Why is emotional neglect in childhood so hard to identify? Psychologist explains | Health


When we are brought up in dysfunctional homes, emotional neglect is a byproduct. In childhood, we often face emotional neglect from the parents and the caregivers. Especially when we are brought up around emotionally immature parents, we deal with emotional neglect because of the absence of love, care and affection in childhood. “Emotional neglect is sneaky and stays hidden because it doesn’t leave visible scars. It operates quietly, making it hard for people to realize how much it affects them.
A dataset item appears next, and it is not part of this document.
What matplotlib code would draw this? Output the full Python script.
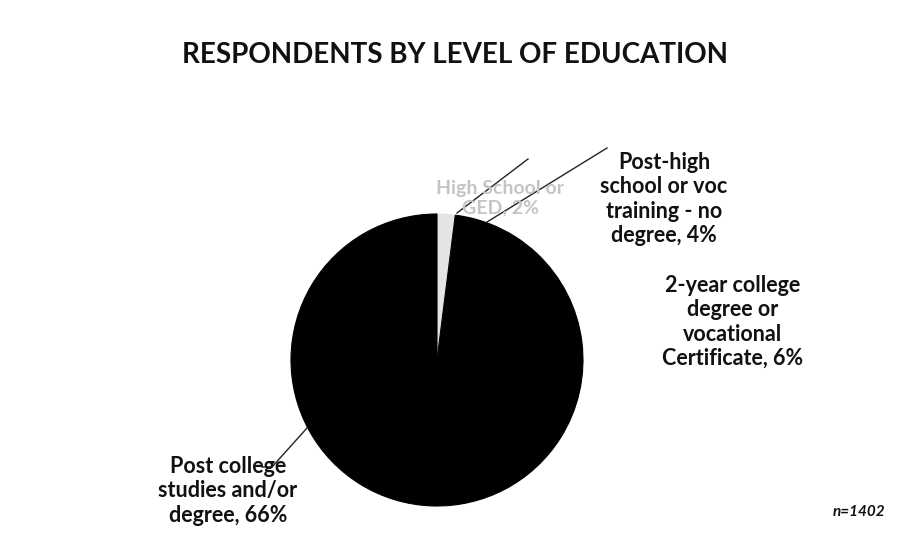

The ways people cope, like always relying on themselves or trying to be perfect, cover up the fact that they didn’t get enough emotional support,” wrote Psychologist Caroline Middelsdorf as she shared why emotional neglect in childhood can be hard to identify.

Why is emotional neglect in childhood so hard to identify? Psychologist explains(Unsplash)

Subtle nature: Emotional neglect is very subtle in nature. It does not have definite signs to identify. Hence, it can take years to be figured out. Unlike physical neglect, emotional neglect does not have visible scars.

Normalisation: When we are brought up in emotional neglect for years, we may start to believe it as a normal thing. Hence, we take years to identify that we have been victims of emotional neglect.

Compensatory behaviours: When we face emotional neglect from childhood, we develop compensatory behaviours to mask the absence of emotional reliance. We start to be emotionally resilient and independent from an early age.

Shame and guilt: We start to burden ourselves with shame and guilt – this further makes it more difficult for us to acknowledge our emotional needs.

“Seeing emotional neglect as a hidden hurt is like realizing there’s more going on behind the scenes. It’s a call to notice what might be hidden beneath the surface, how important it can be to face the past, and reach out for support. By understanding this quiet hurt, we can start a journey to heal our invisible wounds, create a better emotional well-being and much needed love for ourselves,” added the expert.